Why is it that, and what is it within me that feels like a brick wall once I realize that the job im in “ain't hitting it anymore”? I only ask this because this is the second time where work situations and a toxic work environment have gotten in the way of me being able to best preform my duties.
My job is flexible as long as I get my 40 hours in a week, how I do my job is up to me (technically). Essentially I started this job about 2.5 months ago and out of my boss and a team of 4 (including myself) everyone, left but me, boss included. My new boss is the boss from the neighboring department and the reasoning as to why shit has been hitting the fan at this new job is because their grant contract is messed up and the program is not working in comparison to the demographic it was approved to support. My caseload and work expectations have raised but the workload isn't my problem, it's my new boss and the sudden change to a workplace I simply am struggling to function in. I have a pass history of ghosting and impulsively jumping ship from jobs as I see myself just naturally being a leader and an independent person, the moment I get a manager or a workplace that's on my ass all the time and I realize that the only thing this is serving for me is a paycheck I lose all interest and motivation to return to work.
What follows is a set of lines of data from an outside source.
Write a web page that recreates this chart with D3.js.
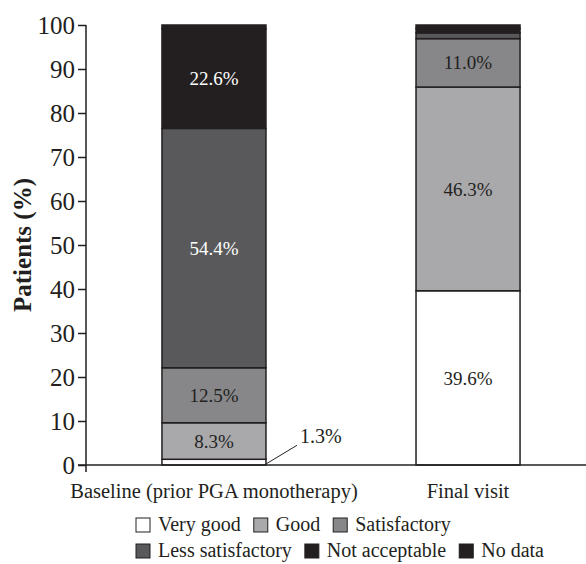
<!DOCTYPE html>
<html>
<head>
<meta charset="utf-8">
<script src="https://cdn.jsdelivr.net/npm/d3@7/dist/d3.min.js"></script>
<style>
  html, body { margin: 0; padding: 0; background: #fff; }
  svg { display: block; }
  text { font-family: "Liberation Serif", "DejaVu Serif", serif; fill: #231f20; }
</style>
</head>
<body>
<svg id="chart" width="586" height="564"></svg>
<script>
// Response categories, bottom to top of each stacked bar
const categories = ["Very good", "Good", "Satisfactory", "Less satisfactory", "Not acceptable", "No data"];
// Visits on the x axis
const visits = ["Baseline (prior PGA monotherapy)", "Final visit"];
// Percent of patients per category
const baselineValues = [1.3, 8.3, 12.5, 54.4, 22.6, 0.9];
const finalValues = [39.6, 46.3, 11.0, 1.3, 1.0, 0.8];
// Labels printed inside the segments (null = not labelled)
const baselineLabels = [null, "8.3%", "12.5%", "54.4%", "22.6%", null];
const finalLabels = ["39.6%", "46.3%", "11.0%", null, null, null];
const yTicks = [0, 10, 20, 30, 40, 50, 60, 70, 80, 90, 100];

const colors = ["#ffffff", "#a9a9ac", "#87878a", "#59595b", "#231f20", "#231f20"];
const labelColors = ["#231f20", "#231f20", "#231f20", "#ffffff", "#ffffff", "#ffffff"];
const ink = "#231f20";

const svg = d3.select("#chart");

const x = d3.scaleBand().domain(visits).range([86, 596])
  .paddingInner(0.5906).paddingOuter(0.299);
const y = d3.scaleLinear().domain([0, 100]).range([465, 25]);
const color = d3.scaleOrdinal().domain(categories).range(colors);

const rows = visits.map((v, i) => {
  const vals = i === 0 ? baselineValues : finalValues;
  const row = { visit: v };
  categories.forEach((c, k) => row[c] = vals[k]);
  return row;
});
const labelsByVisit = [baselineLabels, finalLabels];

const stack = d3.stack().keys(categories);
const series = stack(rows);

// Stacked segments
const layer = svg.append("g").selectAll("g").data(series).join("g")
  .attr("fill", d => color(d.key));
layer.selectAll("rect").data(d => d.map(p => ({ p, key: d.key })))
  .join("rect")
  .attr("x", d => x(d.p.data.visit))
  .attr("width", x.bandwidth())
  .attr("y", d => y(d.p[1]))
  .attr("height", d => y(d.p[0]) - y(d.p[1]))
  .attr("stroke", ink)
  .attr("stroke-width", 1.5);

// Segment value labels
series.forEach((s, k) => {
  s.forEach((p, i) => {
    const lab = labelsByVisit[i][k];
    if (!lab) return;
    svg.append("text")
      .attr("x", x(p.data.visit) + x.bandwidth() / 2)
      .attr("y", (y(p[0]) + y(p[1])) / 2)
      .attr("dy", "0.35em")
      .attr("text-anchor", "middle")
      .attr("font-size", 19)
      .style("fill", labelColors[k])
      .text(lab);
  });
});

// Call-out for the thin "Very good" baseline segment
const vg = series[0][0];
const bx = x(visits[0]) + x.bandwidth();
svg.append("line")
  .attr("x1", bx).attr("y1", y(vg[0]) - 1)
  .attr("x2", bx + 31).attr("y2", y(vg[1]) - 14)
  .attr("stroke", ink).attr("stroke-width", 1);
svg.append("text")
  .attr("x", bx + 34).attr("y", y(vg[1]) - 16)
  .attr("font-size", 20)
  .text(baselineValues[0].toFixed(1) + "%");

// Y axis
const yAxis = svg.append("g").attr("transform", "translate(86,0)")
  .call(d3.axisLeft(y).tickValues(yTicks).tickSize(8).tickPadding(3));
yAxis.select(".domain").remove();
yAxis.selectAll(".tick line").attr("stroke", ink).attr("stroke-width", 1.5);
yAxis.selectAll(".tick text").attr("font-size", 25).attr("font-family", "Liberation Serif").style("fill", ink);
svg.append("line").attr("x1", 86).attr("x2", 86).attr("y1", y(100)).attr("y2", y(0) + 7)
  .attr("stroke", ink).attr("stroke-width", 1.5);

// X axis baseline
svg.append("line").attr("x1", 78).attr("x2", 586).attr("y1", y(0)).attr("y2", y(0))
  .attr("stroke", ink).attr("stroke-width", 1.5);
svg.append("g").selectAll("text").data(visits).join("text")
  .attr("x", d => x(d) + x.bandwidth() / 2)
  .attr("y", 498)
  .attr("text-anchor", "middle")
  .attr("font-size", 20.5)
  .text(d => d);

// Y axis title
svg.append("text")
  .attr("transform", "translate(31," + y(50) + ") rotate(-90)")
  .attr("text-anchor", "middle")
  .attr("font-size", 25)
  .attr("font-weight", "bold")
  .text("Patients (%)");

// Legend, two rows
const legendRows = [categories.slice(0, 3), categories.slice(3)];
legendRows.forEach((items, r) => {
  let cx = 136;
  const cy = 531 + r * 26;
  items.forEach(c => {
    svg.append("rect")
      .attr("x", cx).attr("y", cy - 13)
      .attr("width", 14).attr("height", 14)
      .attr("fill", color(c)).attr("stroke", ink).attr("stroke-width", 1);
    const t = svg.append("text")
      .attr("x", cx + 22).attr("y", cy)
      .attr("font-size", 20)
      .text(c);
    cx += 22 + t.node().getComputedTextLength() + 13;
  });
});
</script>
</body>
</html>
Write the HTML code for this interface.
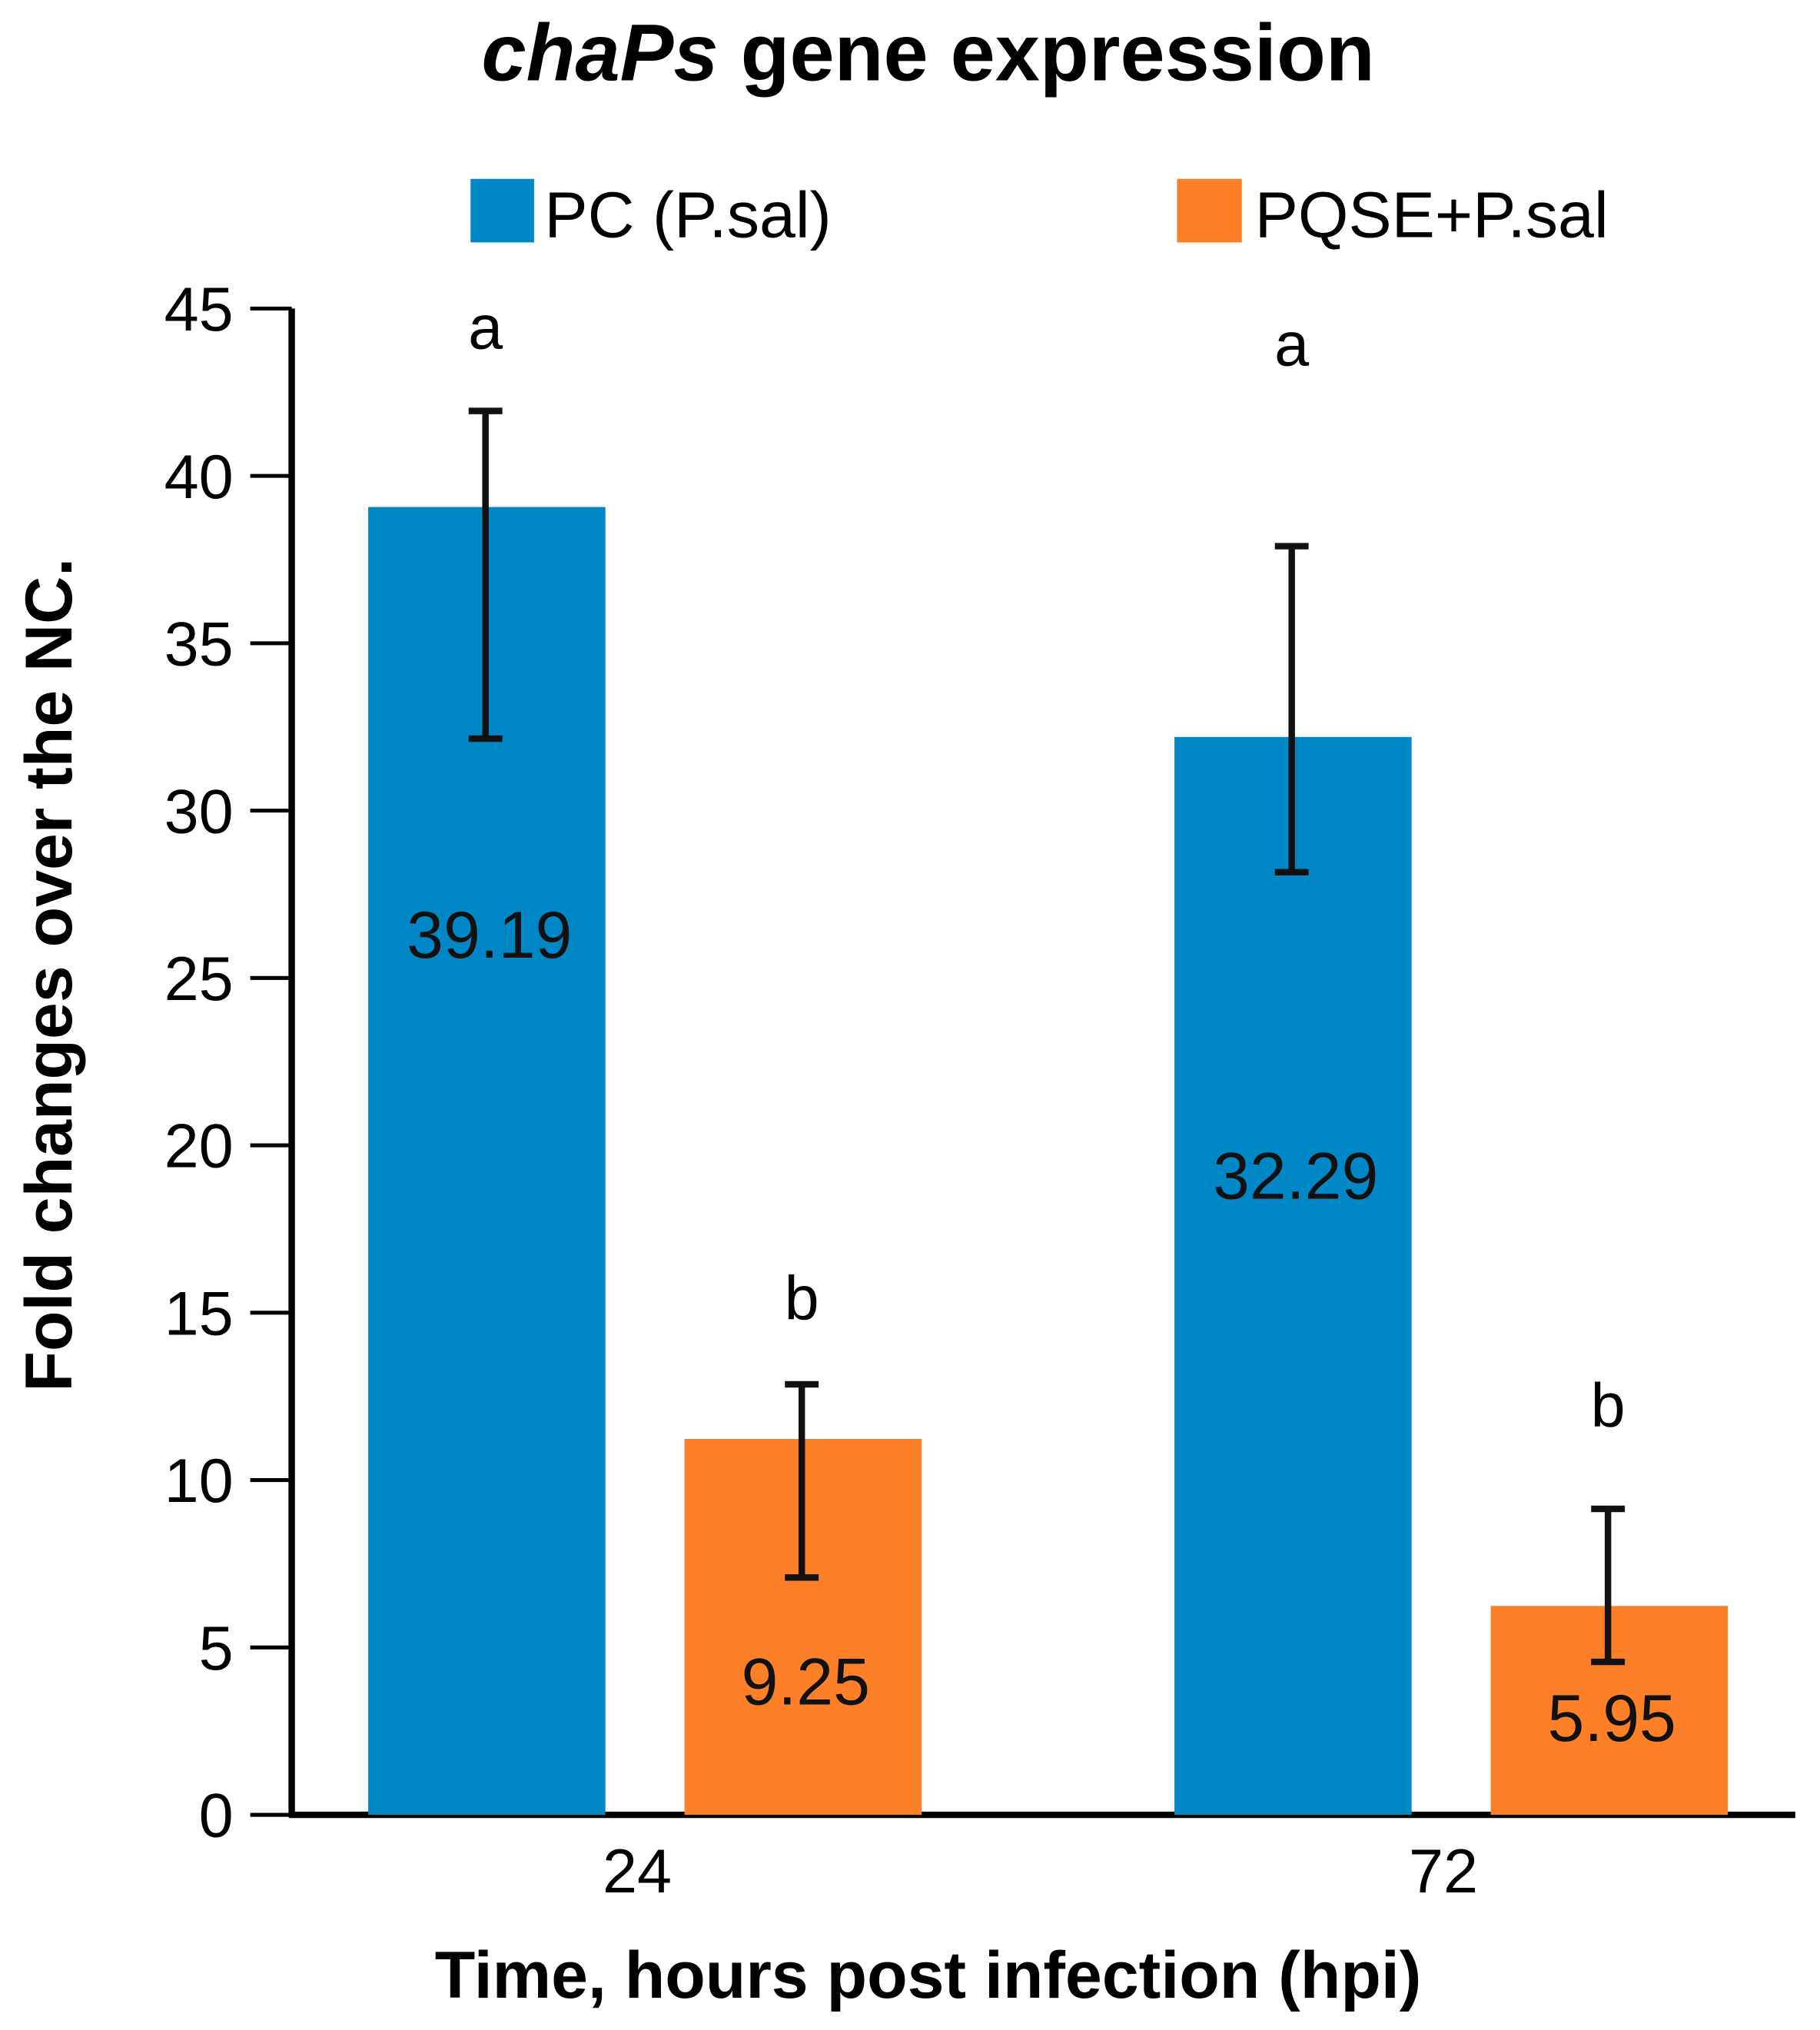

I guess im seeking advice/support on how to move forward this week and beyond until I can find an alternative way to make the income I need. I don't want to impulsively quit but Im not sure how to deal with myself not even wanting to get up off the couch to go in. My anxiety about this is through the roof, it's the anxiety that makes it impossible for me to get up and do this job. I guess anxiety from the essence of not being happy and constantly on edge.